Use a 4-act narrative: Villain, Strategy, Implementation, Reward. Act 1 names the specific problem (slow site, weak SEO, low conversion) with measurable starting metrics. Act 2 explains the strategic response (which services, why those, what was prioritized first). Act 3 documents the actual work — the artifacts, the tooling, the timeline — so a skeptical reader can verify it wasn't just consulting fluff. Act 4 delivers the outcome with hard numbers: revenue lift, lead volume change, conversion-rate delta, time-to-value. Skip any act and the case study becomes a brag instead of evidence.

Aim for one case study per ICP segment you actively sell into, plus one per service offering. For most B2B service businesses that means 5 to 12 deep case studies — enough that a prospect can find one that looks like them within 30 seconds of landing on your portfolio page. Less than 3 looks thin; more than 20 becomes noise unless they're well-tagged and filterable. Quality matters more than quantity — one deep, named, numerically honest case study outperforms ten anonymous 'happy client' summaries.

A case study is a long-form narrative documenting the full client journey — problem, strategy, implementation, outcome — typically 800 to 2000 words with named clients, screenshots, and measurable results.
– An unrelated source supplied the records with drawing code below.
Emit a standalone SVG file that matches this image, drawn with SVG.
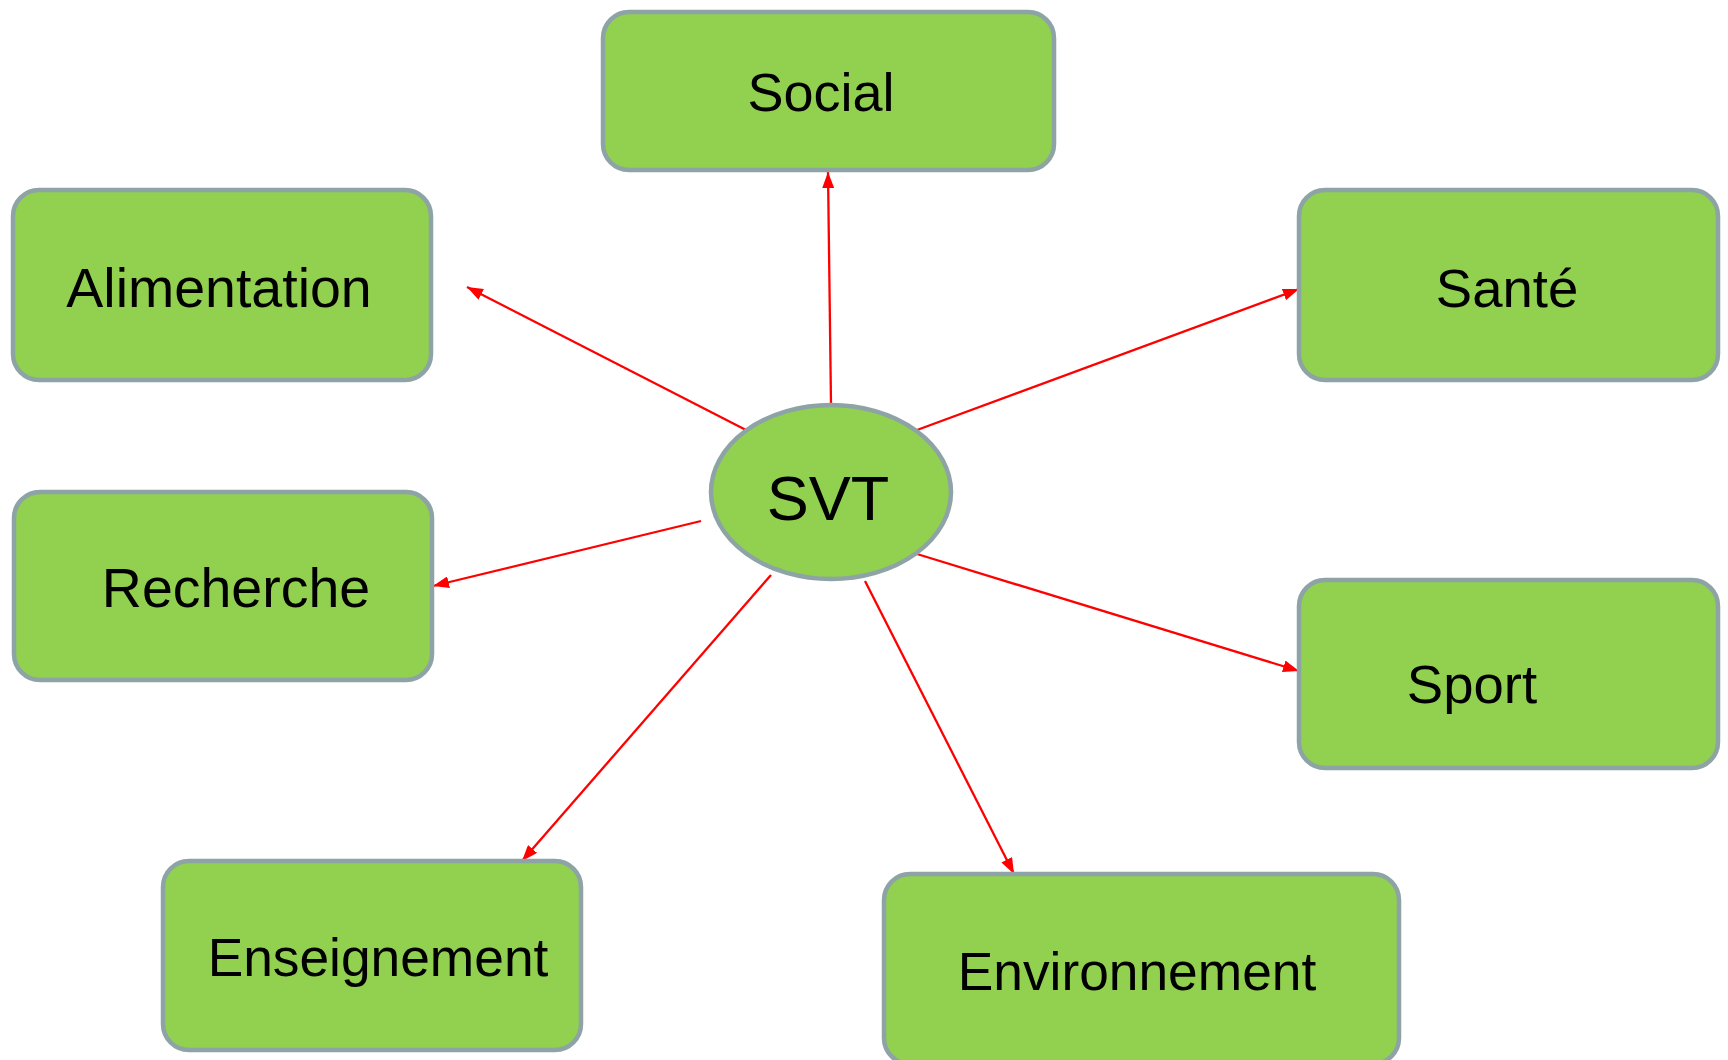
<svg xmlns="http://www.w3.org/2000/svg" width="1728" height="1060" viewBox="0 0 1728 1060">
<style>
.box{fill:#92D050;stroke:#8DA3A6;stroke-width:4.5}
.lbl{font-family:"Liberation Sans",Arial,sans-serif;font-size:54px;fill:#000;text-anchor:middle}
.conn{stroke:#FF0000;stroke-width:2.3;fill:none;marker-end:url(#arr)}
</style>
<defs>
<marker id="arr" markerUnits="userSpaceOnUse" markerWidth="16" markerHeight="12" refX="16" refY="6" orient="auto">
<path d="M0,0 L16,6 L0,12 z" fill="#FF0000"/>
</marker>
</defs>
<rect width="1728" height="1060" fill="#FFFFFF"/>
<g id="connectors">
<line class="conn" x1="831" y1="404" x2="828" y2="172"/>
<line class="conn" x1="746" y1="430" x2="467" y2="287"/>
<line class="conn" x1="917" y1="430" x2="1299" y2="289"/>
<line class="conn" x1="701" y1="521" x2="433" y2="586"/>
<line class="conn" x1="917" y1="554" x2="1299" y2="671"/>
<line class="conn" x1="771" y1="575" x2="522" y2="861"/>
<line class="conn" x1="865" y1="581" x2="1014" y2="874"/>
</g>
<g id="node-svt">
<ellipse class="box" cx="831" cy="492" rx="120" ry="87"/>
<text class="lbl" x="828" y="520" style="font-size:63px">SVT</text>
</g>
<g id="node-social">
<rect class="box" x="603" y="12" width="451" height="158" rx="26"/>
<text class="lbl" x="821" y="111">Social</text>
</g>
<g id="node-alimentation">
<rect class="box" x="13" y="190" width="418" height="190" rx="26"/>
<text class="lbl" x="219" y="307" style="font-size:55.5px">Alimentation</text>
</g>
<g id="node-sante">
<rect class="box" x="1299" y="190" width="419" height="190" rx="26"/>
<text class="lbl" x="1507" y="307" style="font-size:54.5px">Santé</text>
</g>
<g id="node-recherche">
<rect class="box" x="14" y="492" width="418" height="188" rx="26"/>
<text class="lbl" x="236" y="607" style="font-size:55.5px">Recherche</text>
</g>
<g id="node-sport">
<rect class="box" x="1299" y="580" width="419" height="188" rx="26"/>
<text class="lbl" x="1472" y="703" style="font-size:54.5px">Sport</text>
</g>
<g id="node-enseignement">
<rect class="box" x="163" y="861" width="418" height="189" rx="26"/>
<text class="lbl" x="378" y="976" style="font-size:53.3px">Enseignement</text>
</g>
<g id="node-environnement">
<rect class="box" x="884" y="874" width="515" height="190" rx="26"/>
<text class="lbl" x="1137" y="990" style="font-size:53.3px">Environnement</text>
</g>
</svg>
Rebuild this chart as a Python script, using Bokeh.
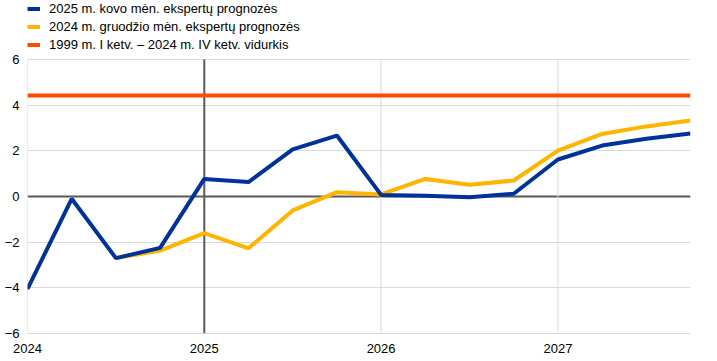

A testimonial is a short third-party quote — usually one to three sentences — that captures sentiment rather than detail. Both work, but they sit at different funnel stages: testimonials catch the eye of awareness-stage visitors and reinforce homepage trust; case studies convert consideration-stage buyers who are actively comparing vendors.

Yes — but invest in making the anonymization credible. An anonymous case study reads as fabricated when it includes vague specifics ('a leading retailer' / 'industry-leading software company'). To make an anonymous study convincing: keep the industry and company size band specific (e.g., 'a 45-person SaaS company in the legal-tech space'), keep all metrics real and verifiable through a third-party reference call available on request, and offer a named alternative case study below for buyers who want the full proof.